What you need to do
Select and copy out every line in the records containing "this".

Exercise materials
******************************
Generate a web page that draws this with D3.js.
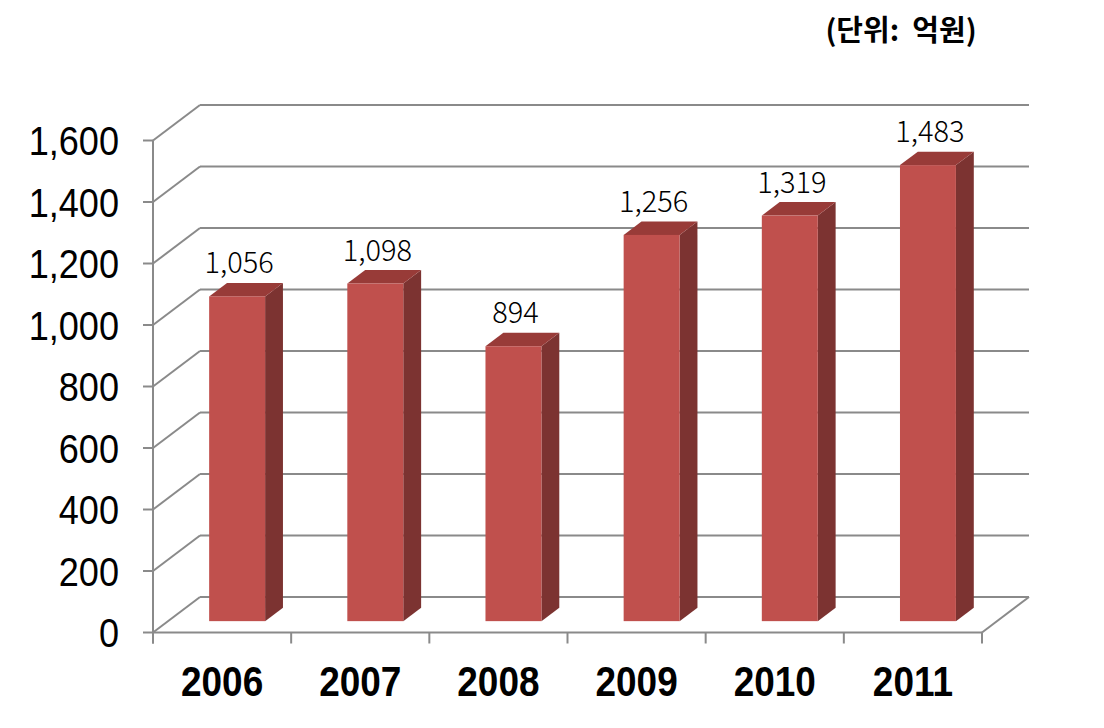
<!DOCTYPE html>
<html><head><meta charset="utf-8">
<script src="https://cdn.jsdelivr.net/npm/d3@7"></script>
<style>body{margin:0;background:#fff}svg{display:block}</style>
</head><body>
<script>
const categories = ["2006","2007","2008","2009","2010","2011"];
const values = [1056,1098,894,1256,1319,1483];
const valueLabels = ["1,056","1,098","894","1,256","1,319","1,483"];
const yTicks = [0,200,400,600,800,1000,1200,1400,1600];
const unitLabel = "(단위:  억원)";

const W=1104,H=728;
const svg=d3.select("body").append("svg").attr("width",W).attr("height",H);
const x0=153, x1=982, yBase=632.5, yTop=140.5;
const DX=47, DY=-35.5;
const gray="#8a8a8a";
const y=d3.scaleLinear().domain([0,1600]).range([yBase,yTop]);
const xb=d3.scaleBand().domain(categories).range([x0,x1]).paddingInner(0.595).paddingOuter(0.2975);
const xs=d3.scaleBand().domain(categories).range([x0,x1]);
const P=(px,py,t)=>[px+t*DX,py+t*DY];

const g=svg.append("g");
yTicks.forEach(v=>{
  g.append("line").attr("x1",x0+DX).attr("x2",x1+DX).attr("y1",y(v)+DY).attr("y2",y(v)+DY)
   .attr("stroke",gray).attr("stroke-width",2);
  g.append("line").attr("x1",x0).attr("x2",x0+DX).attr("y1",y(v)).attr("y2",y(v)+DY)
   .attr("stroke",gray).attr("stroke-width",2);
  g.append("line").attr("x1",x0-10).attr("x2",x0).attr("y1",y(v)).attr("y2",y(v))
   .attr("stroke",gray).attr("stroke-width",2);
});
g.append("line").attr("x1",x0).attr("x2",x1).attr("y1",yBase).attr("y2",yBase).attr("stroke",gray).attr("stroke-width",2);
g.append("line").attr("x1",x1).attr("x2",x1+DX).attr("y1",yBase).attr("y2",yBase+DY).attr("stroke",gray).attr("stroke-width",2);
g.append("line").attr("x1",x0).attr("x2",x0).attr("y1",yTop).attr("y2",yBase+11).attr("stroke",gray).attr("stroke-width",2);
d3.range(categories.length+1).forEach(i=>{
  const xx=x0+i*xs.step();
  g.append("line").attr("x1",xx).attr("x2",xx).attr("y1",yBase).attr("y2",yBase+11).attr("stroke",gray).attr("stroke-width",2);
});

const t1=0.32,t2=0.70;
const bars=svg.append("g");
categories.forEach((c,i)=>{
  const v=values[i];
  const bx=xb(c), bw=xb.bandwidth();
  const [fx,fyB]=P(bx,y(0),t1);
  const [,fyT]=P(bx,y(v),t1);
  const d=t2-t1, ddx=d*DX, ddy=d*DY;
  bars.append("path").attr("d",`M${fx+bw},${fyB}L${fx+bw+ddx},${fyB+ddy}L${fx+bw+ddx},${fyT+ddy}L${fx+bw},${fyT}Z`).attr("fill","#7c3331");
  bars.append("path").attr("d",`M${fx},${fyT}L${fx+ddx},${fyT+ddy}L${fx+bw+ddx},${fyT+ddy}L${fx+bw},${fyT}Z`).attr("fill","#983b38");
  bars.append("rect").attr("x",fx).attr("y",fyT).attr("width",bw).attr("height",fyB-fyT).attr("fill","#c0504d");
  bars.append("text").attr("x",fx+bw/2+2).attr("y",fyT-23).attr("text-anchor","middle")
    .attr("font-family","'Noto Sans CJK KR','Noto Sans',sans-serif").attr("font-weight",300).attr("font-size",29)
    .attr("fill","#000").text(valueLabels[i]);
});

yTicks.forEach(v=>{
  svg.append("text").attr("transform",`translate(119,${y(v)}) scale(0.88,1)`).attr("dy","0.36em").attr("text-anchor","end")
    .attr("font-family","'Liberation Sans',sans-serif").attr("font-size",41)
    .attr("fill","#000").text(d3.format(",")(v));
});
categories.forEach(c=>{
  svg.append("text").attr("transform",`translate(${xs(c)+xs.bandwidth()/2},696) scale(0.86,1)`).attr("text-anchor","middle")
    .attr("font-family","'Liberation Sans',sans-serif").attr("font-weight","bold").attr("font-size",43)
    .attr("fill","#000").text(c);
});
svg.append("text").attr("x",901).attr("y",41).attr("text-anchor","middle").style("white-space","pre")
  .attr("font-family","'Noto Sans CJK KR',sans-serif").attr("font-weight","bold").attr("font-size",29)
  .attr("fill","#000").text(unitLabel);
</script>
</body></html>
******************************
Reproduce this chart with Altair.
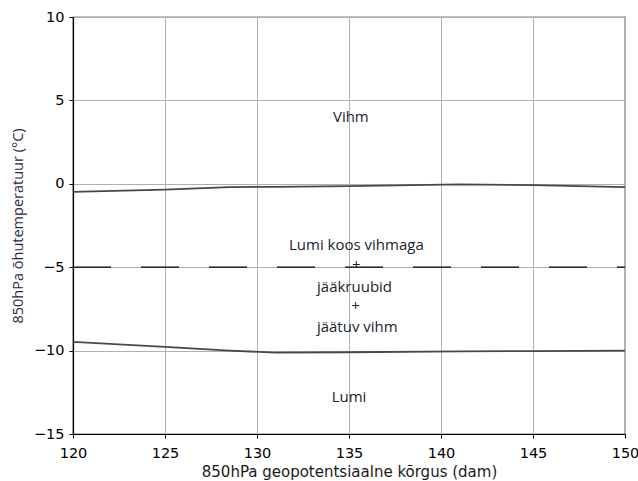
******************************
Final result
Generate a web page that draws this with D3.js.
Reproduce this chart with Altair.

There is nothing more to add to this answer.